AMWIK acting Executive Director Sharon Kechula speaks during the commissioning of the report. [Elvis Ogina, Standard]

More women in Kenyan media experience sexual harassment compared male journalists, a new report shows.

The report titled “The Alarming Prevalence of Sexual Harassment,” shows that 60 per cent of women reported sexual harassment compared to male journalists at 23 per cent.

The report commissioned jointly by the Association of Media Women in Kenya (AMWIK) and Thomson Reuters Foundation was released on Tuesday.

The survey was carried out between 2021 to 2023.

Another report titled “Identifying the Gaps, Limitations, and Effectiveness of Psychosocial and Mental Health Support for Survivors of Sexual Harassment in the Kenyan Media,” was also launched.

The sexual harassment report involved 240 participants. It assessed the prevalence of sexual harassment, evaluated the existing legal framework and uncovered the underlying challenges to curbing such harassment.

Of the 148 respondents, 98 were females and 50 males.

Additionally, the study conducted 25 Key Informant Interviews (KIIs) involving 20 journalists and five academicians.

Over 70 per cent of the respondents indicated that they knew of perpetrators of sexual harassment who are yet to be punished.

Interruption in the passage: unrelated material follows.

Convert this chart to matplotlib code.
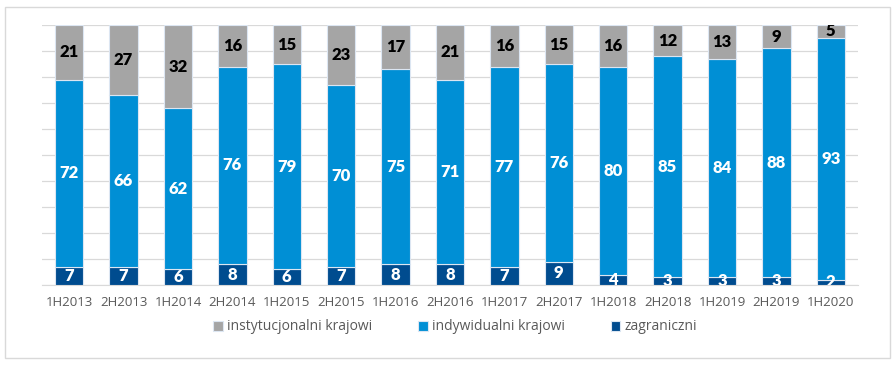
import numpy as np
import matplotlib
matplotlib.use("Agg")
from matplotlib import pyplot as plt
from matplotlib.patches import Rectangle

periods = ["1H2013", "2H2013", "1H2014", "2H2014", "1H2015", "2H2015", "1H2016",
           "2H2016", "1H2017", "2H2017", "1H2018", "2H2018", "1H2019", "2H2019", "1H2020"]
zagraniczni = [7, 7, 6, 8, 6, 7, 8, 8, 7, 9, 4, 3, 3, 3, 2]
indywidualni = [72, 66, 62, 76, 79, 70, 75, 71, 77, 76, 80, 85, 84, 88, 93]
instytucjonalni = [21, 27, 32, 16, 15, 23, 17, 21, 16, 15, 16, 12, 13, 9, 5]

plt.rcParams['font.family'] = ['Open Sans', 'DejaVu Sans']

fig = plt.figure(figsize=(8.95, 3.65), dpi=100)
# light outer frame like the source chart box
fig.patches.append(Rectangle((5 / 895, 1 - 358 / 365), 885 / 895, 351 / 365,
                             transform=fig.transFigure, fill=False,
                             edgecolor="#D9D9D9", linewidth=1))
ax = fig.add_axes([42 / 895, 1 - 285 / 365, 816 / 895, 260 / 365])

x = np.arange(len(periods))
w = 0.52
zag = np.array(zagraniczni)
ind = np.array(indywidualni)
ins = np.array(instytucjonalni)

series = [
    (zag, np.zeros(len(x)), "#004C8F", "white", "zagraniczni"),
    (ind, zag, "#008FD5", "white", "indywidualni krajowi"),
    (ins, zag + ind, "#A5A5A5", "black", "instytucjonalni krajowi"),
]
bars = {}
for vals, bottom, col, tcol, name in series:
    b = ax.bar(x, vals, w, bottom=bottom, color=col, edgecolor="#DCE6F2",
               linewidth=0.8, zorder=3, label=name)
    bars[name] = b
    for xi, v, bt in zip(x, vals, bottom):
        ax.text(xi, bt + v / 2, str(v), ha="center", va="center", color=tcol,
                fontsize=12, fontweight="heavy", family=["Lato", "DejaVu Sans"],
                zorder=4, clip_on=True)

ax.set_xlim(-0.5, len(x) - 0.5)
ax.set_ylim(0, 100)
ax.set_yticks(np.arange(0, 101, 10))
ax.yaxis.grid(True, color="#D9D9D9", linewidth=0.9, zorder=0)
ax.set_axisbelow(True)
ax.tick_params(axis="y", left=False, labelleft=False)
ax.tick_params(axis="x", length=0, pad=8, labelsize=9.5, labelcolor="#595959")
ax.set_xticks(x)
ax.set_xticklabels(periods)
for s in ["top", "right", "left"]:
    ax.spines[s].set_visible(False)
ax.spines["bottom"].set_color("#D9D9D9")

handles = [bars["instytucjonalni krajowi"], bars["indywidualni krajowi"], bars["zagraniczni"]]
labels = ["instytucjonalni krajowi", "indywidualni krajowi", "zagraniczni"]
fig.legend(handles, labels, loc="center", bbox_to_anchor=(455 / 895, 1 - 327 / 365),
           ncol=3, frameon=False, fontsize=10, handlelength=0.7, handleheight=0.7,
           handletextpad=0.3, columnspacing=3.3, labelcolor="#595959")

fig.savefig("out.png", dpi=100)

“This stark reality highlights a deeply rooted culture of misogyny and a systemic failure to address sexual harassment effectively,” reads the report.

“The consequence of this culture extends beyond the immediate victims, affecting workplace morale, productivity, and the overall well-being of media professionals as a whole,” reads the report.

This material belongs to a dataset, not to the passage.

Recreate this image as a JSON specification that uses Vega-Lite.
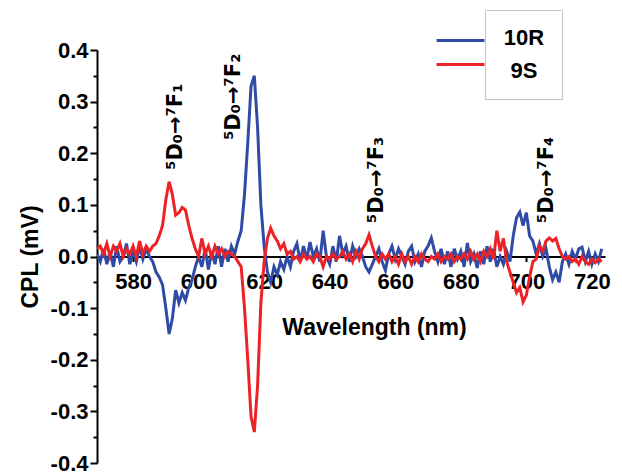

Of the respondents, 77 per cent said that they did not know of any initiatives that would be powerful enough to dislodge the problem of sexual harassment in their work places.

And 73 per cent indicated that they did not feel empowered or protected enough to report perpetrators of sexual harassment.

According to the research, sexual harassment can have significant adverse impacts on the mental health and well-being of the survivors.

The study comes three years after a similar one by WAN-IFRA released in 2021.

The report showed that more women in media houses experienced verbal sexual harassment compared to physical sexual harassment.

The 60 per cent in AMWIK report is an increase from the Women In News report which was at 57 per cent in 2021.

“Of the respondents, 54.5 per cent said they did not know of guarantees to anonymity after reporting a case. They therefore preferred to stay silent regarding the sexual harassment rather than get exposed,” said Dr Brian Pandiya, assistant researcher.

AMWIK acting Executive Director Sharon Kechula said there is lack of psycho-social support on implementation of policies and lack of awareness among media organisations.

Winnie Syombua, gender lead at Journalists for Human Rights, said it’s time for the media sector and justice system to work collaboratively to end sexual harassment.